The defendant asks us to infer from the trial court’s final comment that it applied a standard of mitigation *5less exacting than the “reasonableness” standard of Danpar Associates. Aside from this single cryptic, partially transcribed, incomplete observation, there is nothing in the record to indicate that the trial court did not consider the plaintiffs reasonableness in mitigating damages in accordance with Danpar Associates. The defendant made no effort, by way of either a subsequent question to the court during trial or a motion for articulation after trial, to determine whether the trial court applied a less exacting standard of “reasonableness.” Further, the evidence fully supports a conclusion that, as Danpar Associates requires, the plaintiff did take reasonable steps to mitigate damages following the lessee’s breach. The defendant’s first claim, therefore, is rejected.

The defendant next claims that the trial court erred in awarding the plaintiff attorney’s fees without receiving any evidence as to the amount of fees actually incurred. The lease agreement provided for attorney’s fees “incurred by the Lessor in the enforcement of the Lessee’s obligations hereunder.” The record discloses that the trial court asked counsel for the plaintiff whether it should award attorney’s fees in the amount of 15 percent of the damages awarded for breach of the lease. Plaintiff’s counsel responded: “That sounds fair, Your Honor.” Immediately thereafter, the court calculated the amount of fees as $5246.58. Counsel for the defendant thereupon asked: “And twenty-eight cents, Your Honor, or fifty-eight cents?” The trial court repeated the amount, and the defendant’s counsel said, “Okay.” The defendant did not object to the amount of attorney’s fees awarded, or take exception to the trial court’s reliance on plaintiffs counsel’s representation that 15 percent of the damages awarded was an appropriate amount for attorney’s fees.

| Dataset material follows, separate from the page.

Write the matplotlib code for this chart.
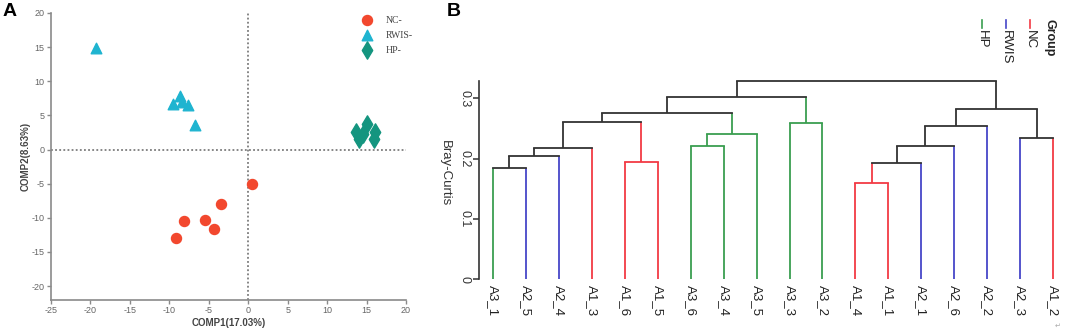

“[A] contract clause providing for reimbursement of ‘incurred’ fees permits recovery [of such fees] upon the *6presentation of an attorney’s bill, so long as that bill is not unreasonable upon its face and has not been shown to be unreasonable by countervailing evidence or by the exercise of the trier’s own expert judgment.” Storm Associates, Inc. v. Baumgold, 186 Conn. 237, 246, 440 A.2d 306 (1982). “[Cjourts may rely on their general knowledge of what has occurred at the proceedings before them to supply evidence in support of an award of attorney’s fees.” Bizzoco v. Chinitz, 193 Conn. 304, 310, 476 A.2d 572 (1984).

In the absence of any objection by the defendant, the trial court’s reliance on the plaintiff’s counsel’s acknowledgement that 15 percent of the damage award was fair satisfied the requirement of an evidentiary basis for the award of attorney’s fees. While it might have been preferable for the plaintiff to have introduced an invoice of fees actually incurred, the defendant acquiesced to the evidentiary basis that the trial court did employ and, therefore, cannot claim error therein.

There is no error.

In this opinion the other justices concurred.